I read the documentation about permissioning in hdfs and it says:
1) by default Hadoop checks "groups" output of linux command for a user
2) "supergroup" is default super users group
My root directory looks like this:
drwxr-xr-x - hdfs supergroup 0 2015-01-27 23:08 /
So i would assume only hdfs and users belonging to supergroup would be able to create directory under it. But there is no "supergroup" group on any of my boxes! There is ony "hadoop" one, that contains hdfs, yarn and mapred.
And basically any user that i create, can execute hdfs commands, like hdfs dfs -mkdir /blabla and do whatever he wants. The files created will have set him as an owner, and supergroup as a group. Even though he doesnt belong to "supergroup" neither to "hadoop".
How does it work then? And is there some simple way to prevent it and make it work as in docs, i.e. make hadoop listen to linux permissions (the only access to cluster is through box managed by us anyway, so this would be enough).
Well, this is embarassing - I just saw in my cluster Cloudera Manager that security (dfs.permissioning) is false... That explains everything.
HOWEVER: the reason i was confused is I couldn't see this property set in any of conf files (grep dfs.permissions /etc/hadoop/conf/*.xml). And according to documentation the default value is true. Could anyone please let me know then where does this property get overriden?
Administrators are sometimes surprised that modifying /etc/hadoop/conf and then restarting HDFS has no effect
Oh yes. Ok, I think I understand now where server-side configuration comes from. I can find it in CM, altough I still have a bit problem with finding it on a filesystem. When I go to my namenode I see this:
root@node9:/var/run/cloudera-scm-agent/process# ls -qlrt | grep NAME drwxr-x--x 3 hdfs hdfs 420 Sep 28 12:40 4035-hdfs-NAMENODE drwxr-x--x 3 hdfs hdfs 420 Sep 28 13:17 4091-hdfs-NAMENODE-refresh drwxr-x--x 3 hdfs hdfs 420 Sep 28 13:18 4092-hdfs-NAMENODE-monitor-decommissioning drwxr-x--x 3 hdfs hdfs 420 Sep 28 13:24 4097-hdfs-NAMENODE-refresh drwxr-x--x 3 hdfs hdfs 420 Sep 28 13:25 4098-hdfs-NAMENODE-monitor-decommissioning drwxr-x--x 3 hdfs hdfs 420 Sep 28 13:25 4100-hdfs-NAMENODE-refresh drwxr-x--x 3 hdfs hdfs 420 Sep 28 13:30 4149-hdfs-NAMENODE-refresh drwxr-x--x 3 hdfs hdfs 420 Sep 28 13:30 4150-hdfs-NAMENODE-monitor-decommissioning drwxr-x--x 3 hdfs hdfs 420 Sep 28 13:30 4152-hdfs-NAMENODE-refresh drwxr-x--x 3 hdfs hdfs 420 Sep 28 13:46 4167-hdfs-NAMENODE-createdir drwxr-x--x 3 hdfs hdfs 420 Sep 28 13:50 4185-hdfs-NAMENODE drwxr-x--x 3 hdfs hdfs 420 Jan 26 16:19 4785-hdfs-NAMENODE-refresh drwxr-x--x 3 hdfs hdfs 420 Jan 26 16:19 4787-hdfs-NAMENODE-monitor-decommissioning
Soo, which of these contains hdfs-site.xml of my currently running NameNode?

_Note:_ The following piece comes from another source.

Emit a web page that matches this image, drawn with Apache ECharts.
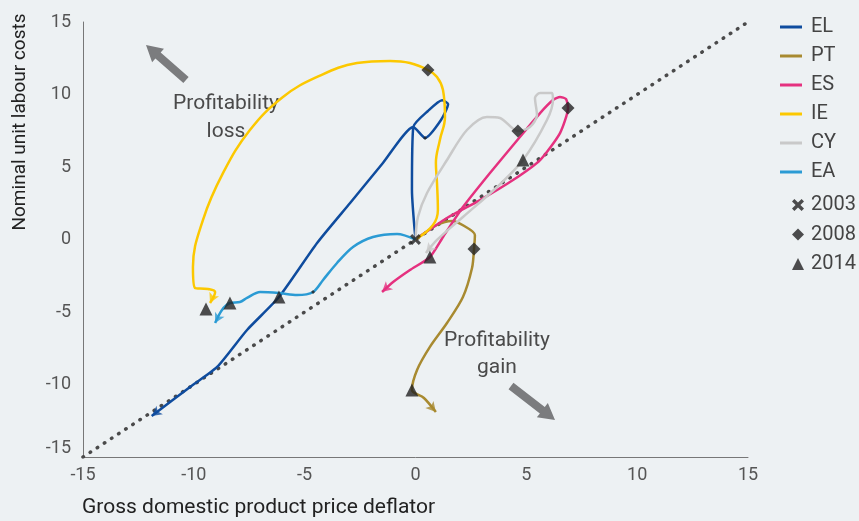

But this still doesn't answer the original question - why is dfs.permissions.superusergroup defaulted to supergroup, and then CM doesn't create it in Linux?
In our case, we also found discrepancies in other default Hadoop user/groups created from the documentation: Guide to Special Users in the Hadoop Environment For example, hdfs user not assigned to hdfs group, mapred group not created at all. We are running CDH 5.2.0 on Debian.
I've done my share of research, and still find the HDFS user/group permission mechanism confusing. For the plain Linux-CDH installation without Kerberos (the majority I believe), HDFS relies on Unix user/group permission mechanism, but interprets in its own way. Thus the confusing and unintuitive behaviors:
Perhaps Cloudera can write a more understandable adaptation of the Apache HDFS document.